En 2022, les groupes sénégalais de défense des droits numériques Jonction et Computech Institute, en partenariat avec le projet Internews OPTIMA, ont mené une évaluation des besoins pour déterminer comment la société civile sénégalaise comprenait la menace des coupures d'Internet et son niveau de préparation. À l’époque, il n’y avait eu qu'une seule courte coupure en Mars 2021, qui n’avait duré que quelques heures tôt le matin. Avec peu de preuves recueillies sur la coupure et peu de reportages sur l’incident, la société civile n’a pas pleinement saisi les implications d’une telle action gouvernementale. Dans l'évaluation en 2022, une majorité des personnes interrogées (64 %) ont déclaré qu'une coupure d'internet était très improbable en 2023. De plus, 90 % des personnes interrogées ont déclaré qu'elles ne comprenaient pas comment une coupure d'internet pouvait se produire techniquement ou légalement et 77 % ont déclaré qu'ils n'avaient pas de plan ni de mesures d'urgence en place en cas de coupure d'internet. Cependant, les groupes de défense des droits numériques tels que Jonction savaient qu’une nouvelle coupure d’internet était non seulement possible, mais probable, alors que la politique dans le pays devenait de plus en plus turbulente.

En réponse à ces besoins, Jonction a construit le réseau “Prepare and Prevent” au Sénégal. Le réseau P&P, en collaboration avec le Computech Institute, l’OONI et le projet OPTIMA d’Internews, a organisé un programme de bourses pour former la société civile à mesurer la censure sur l’internet. Les deux organisations locales Jonction et Computech Institute ont également conçu une campagne de « Internet roadshow », en collaboration avec une troupe de théâtre de rue pour diffuser des informations sur les VPN et comment contourner les coupures d'internet dans dix quartiers de Dakar. Lorsque les coupures d’internet se sont produites en juin 2023, ce réseau était prêt à réagir, avec des chercheurs répartis dans tout le pays collectant des données du réseau et collaborant.

Jonction a également convoqué un réseau d'avocats et commandé des recherches à une chercheuse en droit, Astou Diouf, pour mener des recherches sur diverses lois au Sénégal et une analyse juridique autour des fermetures.
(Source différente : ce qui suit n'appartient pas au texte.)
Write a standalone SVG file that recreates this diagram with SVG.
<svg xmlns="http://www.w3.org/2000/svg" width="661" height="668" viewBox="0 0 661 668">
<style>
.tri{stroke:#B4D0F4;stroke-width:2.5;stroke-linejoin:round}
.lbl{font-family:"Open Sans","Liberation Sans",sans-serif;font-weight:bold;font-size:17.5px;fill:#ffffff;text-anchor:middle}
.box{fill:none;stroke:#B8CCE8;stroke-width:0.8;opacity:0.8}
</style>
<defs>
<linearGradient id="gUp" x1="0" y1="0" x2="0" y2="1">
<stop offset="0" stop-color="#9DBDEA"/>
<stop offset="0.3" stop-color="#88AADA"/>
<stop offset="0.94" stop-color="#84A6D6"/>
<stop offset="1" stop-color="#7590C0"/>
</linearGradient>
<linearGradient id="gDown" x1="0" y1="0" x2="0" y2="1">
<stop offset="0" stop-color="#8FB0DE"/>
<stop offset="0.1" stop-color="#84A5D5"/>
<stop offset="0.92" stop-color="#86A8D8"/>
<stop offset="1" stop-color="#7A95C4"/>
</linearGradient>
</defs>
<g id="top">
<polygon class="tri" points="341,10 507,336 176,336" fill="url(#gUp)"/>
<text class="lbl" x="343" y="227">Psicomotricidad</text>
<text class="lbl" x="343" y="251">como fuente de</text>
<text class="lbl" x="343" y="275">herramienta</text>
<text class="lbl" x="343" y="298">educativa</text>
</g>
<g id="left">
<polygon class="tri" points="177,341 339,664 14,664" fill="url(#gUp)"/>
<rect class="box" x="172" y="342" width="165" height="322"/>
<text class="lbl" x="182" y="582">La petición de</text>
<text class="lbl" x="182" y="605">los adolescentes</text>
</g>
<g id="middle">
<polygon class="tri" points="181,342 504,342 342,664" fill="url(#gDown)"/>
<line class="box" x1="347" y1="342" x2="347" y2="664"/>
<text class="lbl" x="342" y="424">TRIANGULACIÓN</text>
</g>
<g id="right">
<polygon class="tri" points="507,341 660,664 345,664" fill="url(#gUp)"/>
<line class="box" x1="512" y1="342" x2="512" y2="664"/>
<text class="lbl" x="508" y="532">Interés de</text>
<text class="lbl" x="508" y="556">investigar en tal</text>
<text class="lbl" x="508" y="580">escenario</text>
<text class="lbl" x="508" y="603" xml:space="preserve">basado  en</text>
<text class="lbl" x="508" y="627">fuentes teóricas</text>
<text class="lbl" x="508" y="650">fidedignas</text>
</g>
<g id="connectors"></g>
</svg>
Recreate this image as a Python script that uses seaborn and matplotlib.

Avec le soutien de l'Advocacy Assembly, Astou a participé à un programme de formation de 7 semaines sur le plaidoyer contre les coupures d'internet et a été en contact avec des experts juridiques qui ont déposé des requêtes juridiques contre les coupures d'internet au Togo, au Nigeria et au Zimbabwe. Elle a reçu un soutien pour utiliser ses recherches juridiques et réunir des experts afin de déterminer une stratégie juridique axée sur la lutte contre les coupures d'internet dans le cadre du droit sénégalais. Avec le récent report des élections et les manifestations et coupures d’internet qui en ont résulté, ce réseau juridique a été mobilisé.

Astou a publié son rapport ici. L’organisation sénégalaise de défense des droits humains AfricTivistes et les journalistes Ayoba Faye et Moussa Ngom, soutenus par l’organisation Media Defence, ont déposé un recours devant la Cour de justice de la Communauté économique des États de l’Afrique de l’Ouest (CEDEAO) pour contester les fermetures de 2023.

Le report des élections, les manifestations et les coupures d’internet montrent que la démocratie sénégalaise est menacée. Un soutien continu est essentiel pour permettre à la société civile de protéger les droits humains, tant en ligne que hors ligne. Les militants sénégalais ont travaillé dur pour se préparer à ce moment. Il est maintenant temps de les soutenir.